## Aim
For each line of the data below that holds "using", copy the line.

## Source excerpt
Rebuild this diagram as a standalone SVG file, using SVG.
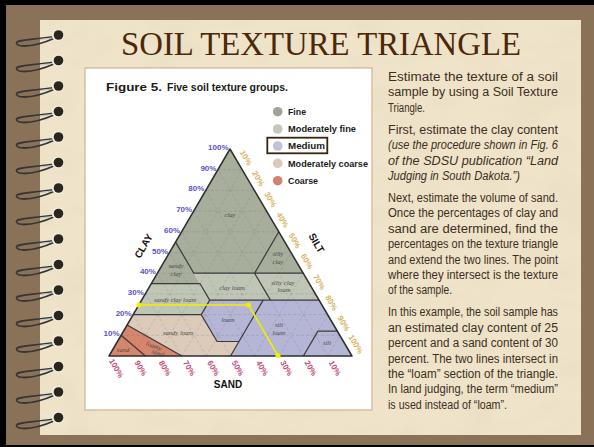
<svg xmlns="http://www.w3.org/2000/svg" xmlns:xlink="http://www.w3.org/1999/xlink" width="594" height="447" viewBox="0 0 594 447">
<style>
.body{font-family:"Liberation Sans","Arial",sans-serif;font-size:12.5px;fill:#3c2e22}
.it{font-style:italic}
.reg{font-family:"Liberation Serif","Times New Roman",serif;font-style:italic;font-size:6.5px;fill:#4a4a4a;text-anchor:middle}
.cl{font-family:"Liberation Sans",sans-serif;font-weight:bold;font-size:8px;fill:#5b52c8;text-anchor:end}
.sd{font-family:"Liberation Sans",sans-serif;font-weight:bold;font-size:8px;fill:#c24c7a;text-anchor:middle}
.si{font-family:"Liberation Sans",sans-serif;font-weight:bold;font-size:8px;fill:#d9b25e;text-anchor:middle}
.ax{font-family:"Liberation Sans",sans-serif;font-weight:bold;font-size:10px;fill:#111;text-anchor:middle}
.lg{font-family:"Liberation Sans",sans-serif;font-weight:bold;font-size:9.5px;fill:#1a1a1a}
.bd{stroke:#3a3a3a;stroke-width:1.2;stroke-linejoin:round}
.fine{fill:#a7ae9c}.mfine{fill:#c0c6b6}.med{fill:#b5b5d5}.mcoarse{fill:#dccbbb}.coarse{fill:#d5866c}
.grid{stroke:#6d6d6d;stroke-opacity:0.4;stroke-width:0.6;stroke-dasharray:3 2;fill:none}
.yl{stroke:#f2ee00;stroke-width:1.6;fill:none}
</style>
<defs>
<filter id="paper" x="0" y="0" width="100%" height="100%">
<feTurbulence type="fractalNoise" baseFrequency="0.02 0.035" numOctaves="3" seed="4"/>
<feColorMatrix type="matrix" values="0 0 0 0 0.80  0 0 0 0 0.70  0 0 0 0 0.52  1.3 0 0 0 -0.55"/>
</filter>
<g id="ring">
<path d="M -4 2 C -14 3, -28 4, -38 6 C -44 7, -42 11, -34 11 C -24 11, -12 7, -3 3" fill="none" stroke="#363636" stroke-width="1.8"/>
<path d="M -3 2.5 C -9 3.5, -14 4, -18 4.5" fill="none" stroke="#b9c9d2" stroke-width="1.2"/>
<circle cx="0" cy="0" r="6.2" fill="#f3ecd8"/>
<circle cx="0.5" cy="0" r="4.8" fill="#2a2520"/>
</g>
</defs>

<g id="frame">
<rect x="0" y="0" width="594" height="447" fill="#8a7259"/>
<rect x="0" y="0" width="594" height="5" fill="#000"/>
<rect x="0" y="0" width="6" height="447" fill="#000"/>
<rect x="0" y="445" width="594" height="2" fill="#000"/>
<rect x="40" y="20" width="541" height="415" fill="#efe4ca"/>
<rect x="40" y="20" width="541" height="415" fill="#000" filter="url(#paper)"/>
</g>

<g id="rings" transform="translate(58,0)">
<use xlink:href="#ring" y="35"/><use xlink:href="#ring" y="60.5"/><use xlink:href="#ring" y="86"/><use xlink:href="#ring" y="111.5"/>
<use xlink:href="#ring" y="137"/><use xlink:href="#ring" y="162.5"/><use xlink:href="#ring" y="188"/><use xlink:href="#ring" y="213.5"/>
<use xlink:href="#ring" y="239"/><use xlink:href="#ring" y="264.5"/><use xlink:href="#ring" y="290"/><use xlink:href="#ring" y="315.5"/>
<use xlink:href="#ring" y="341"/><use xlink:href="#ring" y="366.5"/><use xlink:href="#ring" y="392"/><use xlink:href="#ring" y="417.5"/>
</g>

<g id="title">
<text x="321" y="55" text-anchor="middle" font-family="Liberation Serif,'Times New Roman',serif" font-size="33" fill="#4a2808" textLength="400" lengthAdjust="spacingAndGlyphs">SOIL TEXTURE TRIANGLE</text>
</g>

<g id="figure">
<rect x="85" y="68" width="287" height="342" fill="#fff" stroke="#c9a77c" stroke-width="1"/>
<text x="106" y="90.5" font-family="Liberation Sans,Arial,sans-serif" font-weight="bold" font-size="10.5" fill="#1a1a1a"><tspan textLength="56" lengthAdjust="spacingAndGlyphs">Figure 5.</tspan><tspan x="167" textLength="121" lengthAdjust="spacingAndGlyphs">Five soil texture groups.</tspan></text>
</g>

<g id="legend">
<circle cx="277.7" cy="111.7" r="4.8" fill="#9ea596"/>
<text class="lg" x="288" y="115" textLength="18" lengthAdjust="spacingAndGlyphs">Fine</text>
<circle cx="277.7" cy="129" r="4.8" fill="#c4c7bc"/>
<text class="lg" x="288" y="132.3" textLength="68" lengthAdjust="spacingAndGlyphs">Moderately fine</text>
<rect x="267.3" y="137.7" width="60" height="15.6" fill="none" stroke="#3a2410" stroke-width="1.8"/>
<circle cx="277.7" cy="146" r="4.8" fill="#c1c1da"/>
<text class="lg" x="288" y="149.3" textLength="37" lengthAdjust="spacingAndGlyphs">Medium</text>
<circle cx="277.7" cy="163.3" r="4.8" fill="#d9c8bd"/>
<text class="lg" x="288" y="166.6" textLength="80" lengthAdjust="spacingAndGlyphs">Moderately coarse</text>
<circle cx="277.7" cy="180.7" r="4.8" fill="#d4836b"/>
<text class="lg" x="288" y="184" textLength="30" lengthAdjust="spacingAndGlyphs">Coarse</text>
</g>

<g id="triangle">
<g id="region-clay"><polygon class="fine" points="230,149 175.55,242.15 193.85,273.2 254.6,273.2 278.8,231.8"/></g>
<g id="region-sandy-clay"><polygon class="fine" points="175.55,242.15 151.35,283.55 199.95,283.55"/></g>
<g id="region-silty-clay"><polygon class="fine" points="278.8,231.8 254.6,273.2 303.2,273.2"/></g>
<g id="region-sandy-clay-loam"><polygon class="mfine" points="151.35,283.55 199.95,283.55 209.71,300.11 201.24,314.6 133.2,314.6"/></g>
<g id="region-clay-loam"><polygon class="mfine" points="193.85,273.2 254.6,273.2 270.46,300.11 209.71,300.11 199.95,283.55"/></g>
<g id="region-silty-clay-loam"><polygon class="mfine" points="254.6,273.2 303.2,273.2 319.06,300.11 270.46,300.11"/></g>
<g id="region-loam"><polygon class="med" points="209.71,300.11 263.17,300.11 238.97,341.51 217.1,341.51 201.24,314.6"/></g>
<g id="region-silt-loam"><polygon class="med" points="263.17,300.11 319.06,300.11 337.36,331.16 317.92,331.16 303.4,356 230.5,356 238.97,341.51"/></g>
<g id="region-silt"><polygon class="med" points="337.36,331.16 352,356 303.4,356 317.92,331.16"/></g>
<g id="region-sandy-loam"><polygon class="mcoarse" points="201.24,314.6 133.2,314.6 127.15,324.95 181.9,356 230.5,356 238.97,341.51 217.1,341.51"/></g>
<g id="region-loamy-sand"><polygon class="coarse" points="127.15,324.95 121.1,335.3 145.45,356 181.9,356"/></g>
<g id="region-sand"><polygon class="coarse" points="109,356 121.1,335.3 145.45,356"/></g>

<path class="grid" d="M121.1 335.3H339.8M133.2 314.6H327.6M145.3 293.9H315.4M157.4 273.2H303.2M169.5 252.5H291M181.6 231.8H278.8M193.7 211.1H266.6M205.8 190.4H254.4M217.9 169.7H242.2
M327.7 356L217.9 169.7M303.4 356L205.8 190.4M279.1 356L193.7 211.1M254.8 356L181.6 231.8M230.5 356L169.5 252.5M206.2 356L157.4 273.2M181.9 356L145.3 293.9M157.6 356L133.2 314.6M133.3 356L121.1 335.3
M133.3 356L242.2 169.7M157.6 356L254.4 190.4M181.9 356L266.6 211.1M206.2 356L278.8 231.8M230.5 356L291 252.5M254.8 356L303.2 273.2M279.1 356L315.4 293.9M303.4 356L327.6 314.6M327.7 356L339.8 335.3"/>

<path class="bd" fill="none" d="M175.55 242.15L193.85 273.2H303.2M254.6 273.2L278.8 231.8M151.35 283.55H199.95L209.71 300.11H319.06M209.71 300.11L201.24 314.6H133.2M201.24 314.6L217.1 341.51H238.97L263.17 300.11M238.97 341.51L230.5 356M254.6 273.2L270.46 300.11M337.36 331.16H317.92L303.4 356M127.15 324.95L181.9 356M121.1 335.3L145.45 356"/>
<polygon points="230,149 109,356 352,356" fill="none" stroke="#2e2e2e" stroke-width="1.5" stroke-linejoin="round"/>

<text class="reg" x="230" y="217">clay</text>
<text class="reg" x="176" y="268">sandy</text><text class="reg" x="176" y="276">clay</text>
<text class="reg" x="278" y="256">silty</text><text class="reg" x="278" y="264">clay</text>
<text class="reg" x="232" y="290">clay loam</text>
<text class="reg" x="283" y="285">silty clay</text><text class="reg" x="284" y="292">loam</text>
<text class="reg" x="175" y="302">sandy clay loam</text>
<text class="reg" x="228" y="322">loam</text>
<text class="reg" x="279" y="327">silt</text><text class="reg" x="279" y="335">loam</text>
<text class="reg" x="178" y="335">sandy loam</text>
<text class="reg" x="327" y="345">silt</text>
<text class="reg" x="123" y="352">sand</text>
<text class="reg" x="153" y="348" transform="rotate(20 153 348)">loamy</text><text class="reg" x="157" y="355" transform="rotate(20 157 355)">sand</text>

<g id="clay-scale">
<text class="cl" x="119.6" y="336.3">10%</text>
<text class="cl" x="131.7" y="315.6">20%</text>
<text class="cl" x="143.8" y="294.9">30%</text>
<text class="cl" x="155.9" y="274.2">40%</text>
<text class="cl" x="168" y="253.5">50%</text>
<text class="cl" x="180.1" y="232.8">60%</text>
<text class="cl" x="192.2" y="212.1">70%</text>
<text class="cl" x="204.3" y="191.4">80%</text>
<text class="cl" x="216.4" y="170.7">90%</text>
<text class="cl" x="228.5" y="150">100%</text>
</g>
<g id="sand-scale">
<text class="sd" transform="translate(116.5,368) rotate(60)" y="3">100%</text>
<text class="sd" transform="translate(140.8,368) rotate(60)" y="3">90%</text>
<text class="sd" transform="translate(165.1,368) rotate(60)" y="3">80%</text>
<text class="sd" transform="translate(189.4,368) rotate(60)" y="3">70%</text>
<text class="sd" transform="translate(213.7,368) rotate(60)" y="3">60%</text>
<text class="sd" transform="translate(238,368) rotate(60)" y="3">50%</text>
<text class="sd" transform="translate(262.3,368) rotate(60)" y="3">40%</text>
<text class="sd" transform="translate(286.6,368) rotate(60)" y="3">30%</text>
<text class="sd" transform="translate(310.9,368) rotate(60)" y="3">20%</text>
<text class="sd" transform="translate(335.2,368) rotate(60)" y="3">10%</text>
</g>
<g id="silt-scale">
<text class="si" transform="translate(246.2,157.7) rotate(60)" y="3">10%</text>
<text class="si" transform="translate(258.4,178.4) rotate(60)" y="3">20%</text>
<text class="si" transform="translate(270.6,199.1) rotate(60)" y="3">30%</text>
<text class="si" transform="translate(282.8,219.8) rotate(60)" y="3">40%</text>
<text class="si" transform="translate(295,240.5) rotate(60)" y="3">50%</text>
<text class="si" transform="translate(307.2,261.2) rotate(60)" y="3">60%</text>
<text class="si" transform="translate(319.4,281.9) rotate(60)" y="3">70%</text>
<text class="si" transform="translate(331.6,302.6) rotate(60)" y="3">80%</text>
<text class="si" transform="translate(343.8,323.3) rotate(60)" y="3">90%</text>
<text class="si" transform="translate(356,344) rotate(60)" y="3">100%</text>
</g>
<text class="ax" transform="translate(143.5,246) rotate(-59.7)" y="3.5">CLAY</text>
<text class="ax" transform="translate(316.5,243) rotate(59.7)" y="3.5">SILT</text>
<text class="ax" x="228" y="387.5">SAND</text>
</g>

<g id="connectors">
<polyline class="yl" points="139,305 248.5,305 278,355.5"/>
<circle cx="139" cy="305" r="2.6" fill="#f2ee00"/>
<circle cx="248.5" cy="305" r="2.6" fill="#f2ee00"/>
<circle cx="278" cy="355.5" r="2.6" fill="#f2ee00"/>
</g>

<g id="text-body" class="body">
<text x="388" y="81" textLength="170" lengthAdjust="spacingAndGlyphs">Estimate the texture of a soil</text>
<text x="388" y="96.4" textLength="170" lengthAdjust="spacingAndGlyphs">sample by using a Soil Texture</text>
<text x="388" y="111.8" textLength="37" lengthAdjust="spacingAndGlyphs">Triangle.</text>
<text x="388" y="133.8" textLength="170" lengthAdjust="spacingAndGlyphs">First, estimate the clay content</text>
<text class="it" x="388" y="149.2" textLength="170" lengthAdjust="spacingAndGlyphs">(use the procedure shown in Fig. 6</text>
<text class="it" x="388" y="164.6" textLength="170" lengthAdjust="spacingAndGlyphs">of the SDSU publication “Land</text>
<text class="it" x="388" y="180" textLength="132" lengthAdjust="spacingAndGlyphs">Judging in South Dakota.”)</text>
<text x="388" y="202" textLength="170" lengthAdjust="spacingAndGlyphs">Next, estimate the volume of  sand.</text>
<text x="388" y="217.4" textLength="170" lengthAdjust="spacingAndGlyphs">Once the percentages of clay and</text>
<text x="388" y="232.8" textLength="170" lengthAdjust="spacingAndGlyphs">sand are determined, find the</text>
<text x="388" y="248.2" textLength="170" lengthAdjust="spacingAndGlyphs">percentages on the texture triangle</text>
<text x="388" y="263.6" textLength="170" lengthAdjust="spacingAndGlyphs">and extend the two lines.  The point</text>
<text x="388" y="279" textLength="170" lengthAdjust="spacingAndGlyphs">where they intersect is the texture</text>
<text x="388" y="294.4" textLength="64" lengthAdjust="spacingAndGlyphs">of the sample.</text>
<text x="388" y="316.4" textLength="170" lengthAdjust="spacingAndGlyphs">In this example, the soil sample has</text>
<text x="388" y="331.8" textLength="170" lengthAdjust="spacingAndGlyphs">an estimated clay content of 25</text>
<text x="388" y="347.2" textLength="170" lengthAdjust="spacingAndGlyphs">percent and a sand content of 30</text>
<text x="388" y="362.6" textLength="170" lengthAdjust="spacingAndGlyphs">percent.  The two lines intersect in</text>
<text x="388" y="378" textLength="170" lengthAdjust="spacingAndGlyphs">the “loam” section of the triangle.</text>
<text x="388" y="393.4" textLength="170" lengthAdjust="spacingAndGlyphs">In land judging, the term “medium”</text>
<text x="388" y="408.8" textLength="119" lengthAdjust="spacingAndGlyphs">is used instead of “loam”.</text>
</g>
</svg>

## Solution below
Rebuild this diagram as a standalone SVG file, using SVG.
<text x="388" y="96.4" textLength="170" lengthAdjust="spacingAndGlyphs">sample by using a Soil Texture</text>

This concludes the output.